A joint submission by midwives and obstetricians said: “The professional groups agree that restricting access to abortion care at arbitrary gestations before 24 weeks will only create barriers for women.

“This is particularly true for women who are most vulnerable or disadvantaged – such as victims of domestic or sexual abuse, or who are experiencing social or economic deprivation – who, as a result of their circumstances, are more likely to present at later gestations.

“Importantly, they state, there is no clinical basis for introducing a restriction at either 12 or 14 weeks, and that introducing such restrictions would present a series of difficulties, including a number of women having to travel to the rest of the UK to complete their abortions – which would represent a failed regulatory framework.”

The Royal College of Obstetricians and Gynaecologists (RCOG), the Royal College of Midwives (RCM) and the Faculty of Sexual and Reproductive Healthcare (FSRH) also recommended any future legal framework for abortion care in Northern Ireland must be based on evidence-based best practice.

Terminations for women from Northern Ireland were decriminalised in October after Parliament passed a new law.

The Government has to put legislation in place by the end of March surrounding the provision of abortion services.

Amnesty International Northern Ireland campaign manager Grainne Teggart (pictured) said: “The Northern Ireland Office must not fail in delivering a framework that has choice and rights firmly at its centre and supports both those who need and provide abortion services.

“Amnesty has made clear that we will not accept arbitrary gestational limits that will create barriers and exclude the most marginalised in our society. No-one must be left behind.

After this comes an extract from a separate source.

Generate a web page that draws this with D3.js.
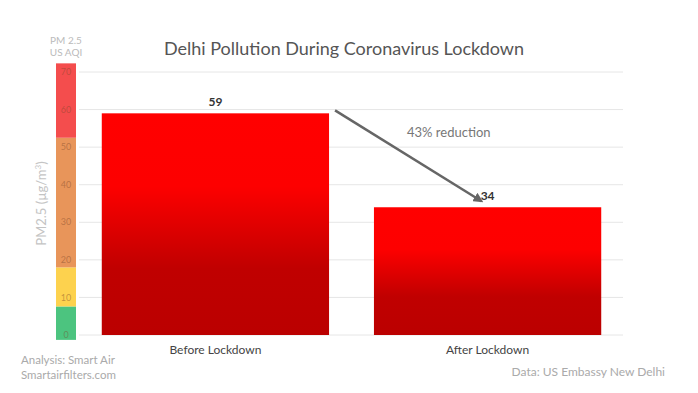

“We must see a swift and effective transition to embedding these services in our healthcare system, ensuring they are fully accessible to all who need them.”

Mental well-being grounds may allow an abortion after 14 weeks under official proposals.

Terminations without time limit may be available in cases of fatal foetal abnormality or where a woman’s life was at risk or she was in danger of suffering permanent injury.

The official consultation said: “No certificate of opinion may be required from a doctor for the early termination (up to 12/14 weeks gestation), because it is proposed that termination will be available up to this gestational limit without any medical grounds being required to be met.”

The Government said it was concerned that it may not be appropriate for a new process to be applied that requires a woman or girl to evidence that the pregnancy is a result of sexual crime and to obtain certification from a medical professional on that basis.

Any medical practitioner may perform the procedure and flexibility would be shown about where, recognising the use of pills at a woman’s home.

Later stage abortions would take place in hospital.